Un certain regard

S'interroge sur l'instauration d'une mode où les jeunes filles montrent de plus en plus leurs cuisses, à travers l'adoption du short. Quête éperdue du regard de l'homme, non plus fixé sur le visage mais sur une autre région du corps.
Elle n'est pas laide. Pas jolie non plus. Une fille quelconque, fraîche, gentille, sur laquelle les regards ne s'attardaient pas.
Depuis quinze jours, tout est changé. Il s'en est fallu d'un short, et d'une paire de bottes. Elle ne le porte pas, c'est lui qui la porte. Ses cuisses, moulées de noir, ne sont pas laides. Pas jolies non plus. Des cuisses quelconques, un peu courtes, comme il y en a des milliers en France. Mais ce n'est vraiment pas la question. Elle montre haut ses cuisses, donc on la regarde. Les femmes avec l'air méchant, les hommes avec un air qu'elle ne leur connaissait pas.
On la regarde, et elle a découvert ce jeu ambigu qui consiste, comme on dit dans Shakespeare, « à exciter l'amateur », sans discrimination. Un jeu auquel elle n'avait jamais cru pouvoir participer avec succès.
Elle est une parmi des milliers qui déambulent dans les rues de Paris, de Londres, de Rome, de New York, et qui ne remettront pas aisément leurs cuisses dans leur poche, si l'on ose employer cette image, tandis que d'autres milliers se disent : « J'ose ou je n'ose pas ? » Question qui préoccupe plus la population féminine d'âge moyen que les hydrocarbures algériens, il faut bien le reconnaître.
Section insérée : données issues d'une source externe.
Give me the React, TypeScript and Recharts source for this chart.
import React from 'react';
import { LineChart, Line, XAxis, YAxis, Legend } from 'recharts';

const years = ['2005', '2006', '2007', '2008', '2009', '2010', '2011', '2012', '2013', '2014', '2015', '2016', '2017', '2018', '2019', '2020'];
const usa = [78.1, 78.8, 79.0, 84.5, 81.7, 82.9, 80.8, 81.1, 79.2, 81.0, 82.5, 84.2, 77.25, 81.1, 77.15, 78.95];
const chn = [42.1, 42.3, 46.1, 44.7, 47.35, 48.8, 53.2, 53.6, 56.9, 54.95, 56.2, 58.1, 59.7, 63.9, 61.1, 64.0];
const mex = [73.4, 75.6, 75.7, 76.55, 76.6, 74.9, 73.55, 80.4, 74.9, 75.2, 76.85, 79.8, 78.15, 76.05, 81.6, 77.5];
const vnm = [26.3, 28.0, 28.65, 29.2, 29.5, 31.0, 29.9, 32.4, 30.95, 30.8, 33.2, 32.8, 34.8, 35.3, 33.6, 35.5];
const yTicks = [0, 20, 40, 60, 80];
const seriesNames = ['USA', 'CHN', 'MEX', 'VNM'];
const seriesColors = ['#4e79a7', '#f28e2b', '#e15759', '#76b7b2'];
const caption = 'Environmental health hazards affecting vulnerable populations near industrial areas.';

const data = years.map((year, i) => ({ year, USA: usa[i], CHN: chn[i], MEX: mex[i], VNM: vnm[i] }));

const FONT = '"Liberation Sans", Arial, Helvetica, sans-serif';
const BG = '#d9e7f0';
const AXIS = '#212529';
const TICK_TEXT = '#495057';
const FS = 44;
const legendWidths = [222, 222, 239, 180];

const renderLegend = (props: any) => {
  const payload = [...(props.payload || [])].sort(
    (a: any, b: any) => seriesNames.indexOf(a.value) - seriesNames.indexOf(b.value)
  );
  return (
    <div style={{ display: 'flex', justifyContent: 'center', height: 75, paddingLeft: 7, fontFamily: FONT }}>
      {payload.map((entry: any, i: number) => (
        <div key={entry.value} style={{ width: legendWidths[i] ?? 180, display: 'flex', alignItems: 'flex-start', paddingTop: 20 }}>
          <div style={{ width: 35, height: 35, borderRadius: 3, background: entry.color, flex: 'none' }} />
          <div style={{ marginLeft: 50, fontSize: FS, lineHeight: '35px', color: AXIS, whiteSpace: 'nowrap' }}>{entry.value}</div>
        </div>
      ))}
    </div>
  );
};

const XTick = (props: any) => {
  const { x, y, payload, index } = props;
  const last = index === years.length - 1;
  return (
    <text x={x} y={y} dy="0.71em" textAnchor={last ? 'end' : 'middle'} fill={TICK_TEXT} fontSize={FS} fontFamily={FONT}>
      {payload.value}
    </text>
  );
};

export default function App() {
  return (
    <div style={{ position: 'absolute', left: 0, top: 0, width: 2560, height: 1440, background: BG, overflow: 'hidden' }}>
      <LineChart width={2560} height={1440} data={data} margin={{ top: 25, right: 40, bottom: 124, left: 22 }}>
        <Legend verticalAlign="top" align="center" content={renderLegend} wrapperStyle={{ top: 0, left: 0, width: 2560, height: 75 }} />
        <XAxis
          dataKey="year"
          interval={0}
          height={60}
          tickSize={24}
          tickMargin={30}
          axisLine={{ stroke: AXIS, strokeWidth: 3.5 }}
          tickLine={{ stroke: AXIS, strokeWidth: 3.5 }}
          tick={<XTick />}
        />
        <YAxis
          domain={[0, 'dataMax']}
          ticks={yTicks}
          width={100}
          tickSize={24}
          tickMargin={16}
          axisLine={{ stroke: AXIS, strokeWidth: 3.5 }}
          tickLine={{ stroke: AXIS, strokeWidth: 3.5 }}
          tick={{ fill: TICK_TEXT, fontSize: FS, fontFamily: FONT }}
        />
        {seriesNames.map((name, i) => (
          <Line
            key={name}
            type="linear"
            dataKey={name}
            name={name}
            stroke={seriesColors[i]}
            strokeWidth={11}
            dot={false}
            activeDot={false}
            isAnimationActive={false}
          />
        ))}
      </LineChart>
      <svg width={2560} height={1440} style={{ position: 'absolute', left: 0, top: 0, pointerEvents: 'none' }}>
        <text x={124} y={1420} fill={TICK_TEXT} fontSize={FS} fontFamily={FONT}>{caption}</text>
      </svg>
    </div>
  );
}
Puisqu'il n'y a pas de mode sans signification, celle-là mérite que l'on s'y attarde un instant.
Le costume féminin a toujours été conçu, à travers les âges, de façon à fixer l'attention sur le visage, qui exprime l'esprit, et sur la gorge, que soulèvent les mouvements du cœur. Pour la première fois, dans l'histoire du costume, le voilà fait de telle sorte qu'il concentre l'attention sur une région du corps qui ne passe pas pour être le siège de la spiritualité.
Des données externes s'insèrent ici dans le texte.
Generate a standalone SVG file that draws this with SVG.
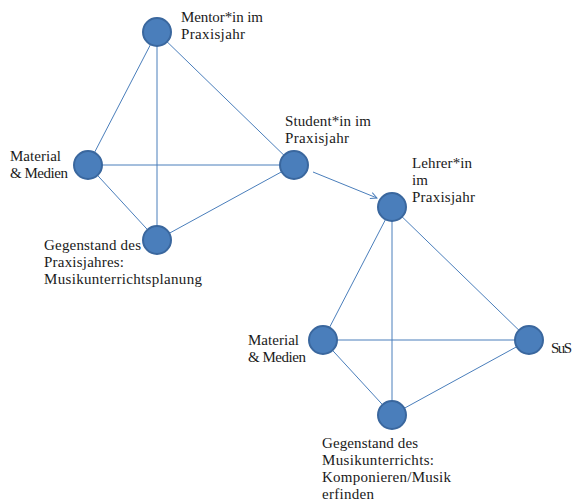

Ce que traduit au juste ce phénomène, je ne sais pas. Les uns y verront le craquement définitif et salutaire des conventions qui ont si longtemps nié la sexualité féminine. D'autres penseront que nous entrons dans la dernière période de la décadence d'une société. Ils évoqueront le temps où la bourgeoisie était conquérante et Frédéric Moreau troublé à la seule vue de la pointe de la bottine de Mme Arnoux, ce qui allait de pair.
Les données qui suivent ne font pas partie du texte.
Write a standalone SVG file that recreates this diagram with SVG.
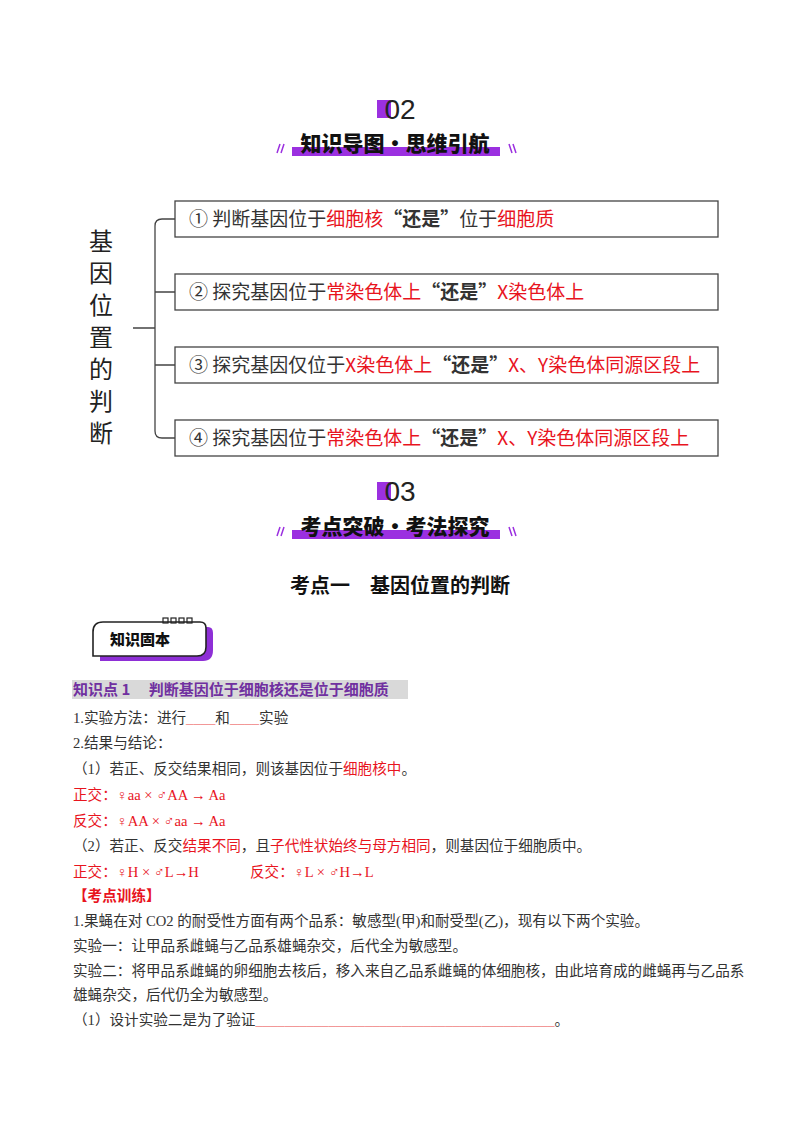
<svg xmlns="http://www.w3.org/2000/svg" width="800" height="1132" viewBox="0 0 800 1132">
<style>
.num{font-family:"Liberation Sans","Noto Sans CJK SC",sans-serif;font-size:28px;fill:#222}
.hd{font-family:"Noto Sans CJK SC",sans-serif;font-weight:900;font-size:21px;fill:#111}
.bx{fill:#fff;stroke:#444;stroke-width:1.3}
.bt{font-family:"Noto Sans CJK SC",sans-serif;font-size:19px;fill:#333}
.r{fill:#e8141e}
.b{font-weight:bold}
.body{font-family:"Liberation Serif","Noto Sans CJK SC",serif;font-size:14.6px;fill:#333}
.red{fill:#e8141e}
.pur{fill:#9b30e0}
.sl{stroke:#9b30e0;stroke-width:1.5}
</style>
<rect width="800" height="1132" fill="#fff"/>
<g id="header02">
<rect x="377" y="100" width="14" height="18" class="pur"/>
<text x="400" y="119" text-anchor="middle" class="num">02</text>
<rect x="292" y="147" width="208" height="9" class="pur"/>
<text x="395" y="151" text-anchor="middle" class="hd">知识导图·思维引航</text>
<line x1="277" y1="153" x2="280" y2="144" class="sl"/><line x1="281" y1="153" x2="284" y2="144" class="sl"/>
<line x1="509" y1="144" x2="512" y2="153" class="sl"/><line x1="513" y1="144" x2="516" y2="153" class="sl"/>
</g>
<g id="root">
<text font-family="Noto Sans CJK SC,sans-serif" font-size="24" fill="#222" text-anchor="middle">
<tspan x="101" y="250">基</tspan><tspan x="101" y="282">因</tspan><tspan x="101" y="314">位</tspan><tspan x="101" y="346">置</tspan><tspan x="101" y="378">的</tspan><tspan x="101" y="410">判</tspan><tspan x="101" y="442">断</tspan>
</text>
</g>
<g id="connectors" fill="none" stroke="#444" stroke-width="1.3">
<path d="M133 328 H155 M175 219 H162 Q155 219 155 226 V431 Q155 438 162 438 H175 M155 292 H175 M155 365 H175"/>
</g>
<g id="n1"><rect x="175" y="201" width="543" height="36" class="bx"/>
<text x="189" y="226" class="bt">① 判断基因位于<tspan class="r">细胞核</tspan><tspan class="b">“还是”</tspan>位于<tspan class="r">细胞质</tspan></text></g>
<g id="n2"><rect x="175" y="274" width="543" height="36" class="bx"/>
<text x="189" y="299" class="bt">② 探究基因位于<tspan class="r">常染色体上</tspan><tspan class="b">“还是”</tspan><tspan class="r">X染色体上</tspan></text></g>
<g id="n3"><rect x="175" y="347" width="543" height="36" class="bx"/>
<text x="189" y="372" class="bt">③ 探究基因仅位于<tspan class="r">X染色体上</tspan><tspan class="b">“还是”</tspan><tspan class="r">X、Y染色体同源区段上</tspan></text></g>
<g id="n4"><rect x="175" y="420" width="543" height="36" class="bx"/>
<text x="189" y="445" class="bt">④ 探究基因位于<tspan class="r">常染色体上</tspan><tspan class="b">“还是”</tspan><tspan class="r">X、Y染色体同源区段上</tspan></text></g>
<g id="header03">
<rect x="377" y="482" width="14" height="18" class="pur"/>
<text x="400" y="501" text-anchor="middle" class="num">03</text>
<rect x="292" y="530" width="208" height="9" class="pur"/>
<text x="395" y="534" text-anchor="middle" class="hd">考点突破·考法探究</text>
<line x1="277" y1="536" x2="280" y2="527" class="sl"/><line x1="281" y1="536" x2="284" y2="527" class="sl"/>
<line x1="509" y1="527" x2="512" y2="536" class="sl"/><line x1="513" y1="527" x2="516" y2="536" class="sl"/>
</g>
<text x="400" y="593" text-anchor="middle" font-family="Noto Sans CJK SC,sans-serif" font-weight="bold" font-size="20" fill="#111">考点一　基因位置的判断</text>
<g id="badge">
<path d="M97 632 Q97 624 105 624 H205 Q210 624 210 630 V647 Q210 658 200 658 H97 Z" fill="#8e2fd6" transform="translate(3 3)"/>
<path d="M103 622 H200 Q206 622 206 628 V647 Q206 656 197 656 H93 V632 Q93 622 103 622 Z" fill="#fff" stroke="#222" stroke-width="1.6"/>
<g fill="none" stroke="#222" stroke-width="1.2"><rect x="163" y="618" width="5" height="5"/><rect x="171" y="618" width="5" height="5"/><rect x="179" y="618" width="5" height="5"/><rect x="187" y="618" width="5" height="5"/></g>
<text x="110" y="645" font-family="Noto Sans CJK SC,sans-serif" font-weight="900" font-size="15" fill="#111">知识固本</text>
</g>
<rect x="72" y="680" width="336" height="19" fill="#d9d9d9"/>
<text x="73" y="695" font-family="Noto Sans CJK SC,sans-serif" font-weight="bold" font-size="15" fill="#7030a0">知识点 1　 判断基因位于细胞核还是位于细胞质</text>
<g class="body">
<text x="73" y="723">1.实验方法：进行<tspan fill="#f08080">____</tspan>和<tspan fill="#f08080">____</tspan>实验</text>
<text x="73" y="748">2.结果与结论：</text>
<text x="73" y="774">（1）若正、反交结果相同，则该基因位于<tspan class="red">细胞核中</tspan>。</text>
<text x="73" y="800" class="red">正交：♀aa × ♂AA → Aa</text>
<text x="73" y="826" class="red">反交：♀AA × ♂aa → Aa</text>
<text x="73" y="851">（2）若正、反交<tspan class="red">结果不同</tspan>，且<tspan class="red">子代性状始终与母方相同</tspan>，则基因位于细胞质中。</text>
<text x="73" y="877" class="red">正交：♀H × ♂L→H</text>
<text x="250" y="877" class="red">反交：♀L × ♂H→L</text>
<text x="73" y="901" class="red b">【考点训练】</text>
<text x="73" y="926">1.果蝇在对 CO2 的耐受性方面有两个品系：敏感型(甲)和耐受型(乙)，现有以下两个实验。</text>
<text x="73" y="951">实验一：让甲品系雌蝇与乙品系雄蝇杂交，后代全为敏感型。</text>
<text x="73" y="976">实验二：将甲品系雌蝇的卵细胞去核后，移入来自乙品系雌蝇的体细胞核，由此培育成的雌蝇再与乙品系</text>
<text x="73" y="1000">雄蝇杂交，后代仍全为敏感型。</text>
<text x="73" y="1025">（1）设计实验二是为了验证<tspan fill="#f08080">_________________________________________</tspan>。</text>
</g>
</svg>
D'autres, encore, se divertiront de voir coïncider, dans le temps, les mouvements féminins d'émancipation et la quête éperdue d'un regard d'homme. Coïncidence qui n'est peut-être pas fortuite, tant on a réussi à persuader les femmes qu'elles cessent d'être désirables dès qu'elles manifestent quelque indépendance.
Celles qui adoptent le short comme si c'était la plus fonctionnelle des tenues de ville en disent, en tout cas, aussi long qu'elles s'habillent court : chouettes ou tourterelles, elles roucoulent.
L'autre point piquant, dans ce soudain jaillissement du short, c'est que sa vogue ne doit rien à la publicité ni au mercantilisme.
Son apparition mystérieuse a eu toutes les apparences d'une réaction spontanée de révolte contre la maxi-robe. Elle fait penser à ce mot d'un homme auquel on demandait : « Qui a inventé les talons hauts ?» et qui répondit : « C'est une femme que l'on embrassait toujours sur le front. »
Sa diffusion s'est faite par des voies de communications inconnues. Sa vente est d'un rapport nul pour les fabricants et les commerçants qui n'en proposent que parce qu'on leur en demande. Personne ne « pousse » le short. II se pousse tout seul.
Curieuse démonstration a contrario des thèses savantes sur les besoins artificiellement créés par la société de consommation appuyée sur le matraquage publicitaire. Tous les intérêts économiques convergeaient en faveur de la maxi-robe, y compris, aux Etats-Unis, ceux du puissant John Fairchild, propriétaire du « Women's Wear Daily », journal qui fait la pluie et le beau temps dans le domaine de la mode et qui avait engagé tout son prestige dans le soutien inconditionnel de la jupe longue à toutes heures.
Que cette convergence d'intérêts ait été impuissante est un aspect hautement réjouissant et réconfortant de la popularité du short.
Selon « L'Osservatore Romano », organe du Vatican, « ce spectacle ostentatoire des nudités féminines finira par insensibiliser les hommes par saturation ». Il se peut. Mais, selon toute apparence, il s'agit d'une inquiétude prématurée.